11. Further more, sub-section (3) of section 18 of the Act enacts and goes on to provide for a penalty, if the landlord were to contravene any of the provisions of sub-section (3) of section 18 of the Act and any conditions specified therein, such a landlord can be visited with the penalty of imprisonment for a term which may extent to six months or with fine, or with both. Thus, compliance with sub-section (3) of section 18 of the Act and the terms thereof is a must. In the eye of law, therefore, the loans which are governed by sub-section (3) of section 18 of the Act could not but be treated to be the loan and hardly such a defence that such a loan, being with the landlord, should have been appropriated towards the rental dues without any agreement therefore can be upheld. In his view of the matter, the submission of the learned Counsel for respondent No. 1 tenant that the construction loan amount outstanding should have been appropriated or set out against the rental liability and, therefore, there could be no case under section 12(3)(b) of the Act can hardly merit any acceptance. On the other hand, such unilateral appropriation being impermissible, it would be invalid. It follows that merely because a balance of loan is in the hand of the petitioner- landlady, that would not afford by itself a defence to the tenant, who has been served with the notice under section 12(2) of the Act. This is not a case where after receipt of such a notice the tenant, who was also a creditor under under loan agreement, had asked the landlord, who was also a debtor under such an agreement to appropriate the amount in his hand towards the rental liability and the landlord had refused to do so. Had that been the matter, some other considerations would possibly arise, but upon the language of sub-sections (3) and (4) of section 18 of the Act, such unilateral appropriation by the petitioner-landlady of the amount of loan outstanding has to be treated as impermissible.

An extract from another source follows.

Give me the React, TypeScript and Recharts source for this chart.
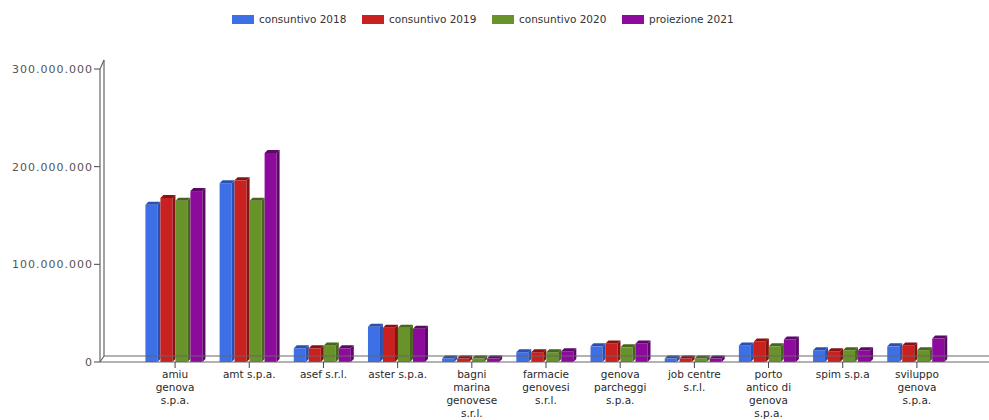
import React from "react";
import { BarChart, Bar, XAxis, YAxis } from "recharts";

// companies (x categories)
const companies = [
  "amiu genova s.p.a.",
  "amt s.p.a.",
  "asef s.r.l.",
  "aster s.p.a.",
  "bagni marina genovese s.r.l.",
  "farmacie genovesi s.r.l.",
  "genova parcheggi s.p.a.",
  "job centre s.r.l.",
  "porto antico di genova s.p.a.",
  "spim s.p.a",
  "sviluppo genova s.p.a.",
];

// values in euro
const cons2018 = [161e6, 183e6, 14e6, 36e6, 3.5e6, 10e6, 16e6, 3.5e6, 17e6, 12e6, 16e6];
const cons2019 = [168e6, 186e6, 14e6, 35e6, 3.5e6, 10e6, 19e6, 3.5e6, 21e6, 11e6, 17e6];
const cons2020 = [165e6, 165e6, 17e6, 35e6, 3.5e6, 10e6, 15e6, 3.5e6, 16e6, 12e6, 12e6];
const proj2021 = [175e6, 214e6, 14e6, 34e6, 3.5e6, 11e6, 19e6, 3.5e6, 23e6, 12e6, 24e6];

const yTicks = [0, 100e6, 200e6, 300e6];

const series = [
  { key: "c2018", name: "consuntivo 2018", color: "#3d6fe6", dark: "#2a4fb0" },
  { key: "c2019", name: "consuntivo 2019", color: "#c92020", dark: "#8a1212" },
  { key: "c2020", name: "consuntivo 2020", color: "#68932a", dark: "#46661a" },
  { key: "p2021", name: "proiezione 2021", color: "#8c0a9c", dark: "#5e066a" },
];

const data = companies.map((name, i) => ({
  name,
  c2018: cons2018[i],
  c2019: cons2019[i],
  c2020: cons2020[i],
  p2021: proj2021[i],
}));

const W = 989;
const H = 420;
const M = { top: 69, right: 0, left: 0, bottom: 0 };
const Y_W = 100;
const X_H = 58;
const DEPTH = 4;
const FONT = "'DejaVu Sans', Verdana, sans-serif";
const LABEL_SIZE = 10.5;
const LABEL_W = 62;

function dots(v: number) {
  return String(Math.round(v)).replace(/\B(?=(\d{3})+(?!\d))/g, ".");
}

let ctx: CanvasRenderingContext2D | null = null;
function measure(s: string) {
  if (!ctx) {
    ctx = document.createElement("canvas").getContext("2d");
    if (ctx) ctx.font = `${LABEL_SIZE}px 'DejaVu Sans'`;
  }
  return ctx ? ctx.measureText(s).width : s.length * 6;
}

function wrap(label: string) {
  const lines: string[] = [];
  let cur = "";
  for (const w of label.split(" ")) {
    const next = cur ? cur + " " + w : w;
    if (cur && measure(next) > LABEL_W) {
      lines.push(cur);
      cur = w;
    } else cur = next;
  }
  if (cur) lines.push(cur);
  return lines;
}

function bar3d(color: string, dark: string) {
  return (p: any) => {
    const { x, y, width, height } = p;
    if (!height || height <= 0) return <g />;
    const d = 3;
    const w = width - d;
    const b = y + height;
    return (
      <g>
        <rect x={x} y={y} width={w} height={height} fill={color} />
        <polygon points={`${x + w},${y} ${x + width},${y - d} ${x + width},${b - d} ${x + w},${b}`} fill={dark} />
        <polygon points={`${x},${y} ${x + d},${y - d} ${x + width},${y - d} ${x + w},${y}`} fill={dark} />
      </g>
    );
  };
}

function XTick({ x, y, payload }: any) {
  const lines = wrap(String(payload.value));
  return (
    <text x={x} y={y} textAnchor="middle" fontSize={LABEL_SIZE} fontFamily={FONT} fill="#2a2a2a">
      {lines.map((l, i) => (
        <tspan key={i} x={x} dy={i === 0 ? "0.85em" : 13}>
          {l}
        </tspan>
      ))}
    </text>
  );
}

function Frame() {
  const left = M.left + Y_W;
  const top = M.top;
  const bottom = H - M.bottom - X_H;
  const stroke = "#666";
  return (
    <svg width={W} height={H} style={{ position: "absolute", left: 0, top: 0, pointerEvents: "none" }}>
      <line x1={left} y1={top} x2={left} y2={bottom} stroke={stroke} strokeWidth={1.2} />
      <line x1={left + DEPTH} y1={top - 9} x2={left + DEPTH} y2={bottom - 6} stroke={stroke} strokeWidth={1.2} />
      <line x1={left} y1={top} x2={left + DEPTH} y2={top - 9} stroke={stroke} strokeWidth={1.2} />
      <line x1={left + DEPTH} y1={bottom - 6} x2={W} y2={bottom - 6} stroke={stroke} strokeWidth={1.2} />
      <line x1={left} y1={bottom} x2={left + DEPTH} y2={bottom - 6} stroke={stroke} strokeWidth={1.2} />
    </svg>
  );
}

export default function App() {
  return (
    <div style={{ position: "fixed", left: 0, top: 0, width: W, height: H, background: "#fff", fontFamily: FONT }}>
      <div style={{ position: "absolute", left: 232, top: 13, display: "flex" }}>
        {series.map((s) => (
          <div key={s.key} style={{ width: 130, display: "flex", alignItems: "center", fontSize: 10.5, color: "#333" }}>
            <span style={{ width: 22, height: 9, background: s.color, marginRight: 5, display: "inline-block" }} />
            {s.name}
          </div>
        ))}
      </div>
      <BarChart
        width={W}
        height={H}
        data={data}
        margin={M}
        barCategoryGap="10%"
        barGap={0}
        style={{ overflow: "visible" }}
      >
        <XAxis
          dataKey="name"
          interval={0}
          height={X_H}
          padding={{ left: 38, right: 35 }}
          tickSize={6}
          tickMargin={1}
          tickLine={{ stroke: "#444" }}
          axisLine={{ stroke: "#666", strokeWidth: 1.2 }}
          tick={<XTick />}
        />
        <YAxis
          width={Y_W}
          domain={[0, 300e6]}
          ticks={yTicks}
          tickFormatter={dots}
          tickSize={6}
          tickMargin={1}
          tickLine={{ stroke: "#444" }}
          axisLine={false}
          tick={{ fontSize: 11, fill: "#555", fontFamily: FONT, letterSpacing: 1 }}
        />
        {series.map((s) => (
          <Bar
            key={s.key}
            dataKey={s.key}
            name={s.name}
            fill={s.color}
            shape={bar3d(s.color, s.dark)}
            isAnimationActive={false}
          />
        ))}
      </BarChart>
      <Frame />
    </div>
  );
}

12. This being the position, this was a case where the conditions of section 12(3)(b) of the Act were clearly established.
13. In the result if has to be adjudged that the impugned orders are erroneous. The same are set aside and instead the suit of the petitioner-landlady-plaintiff is decreed under section 12(3)(b) of the Act, as was prayed for in the plaint, along with a direction for enquiry into the mesne profits. The petition, thus, succeeds. Rule absolute. Respondent No. 1 to pay the costs throughout.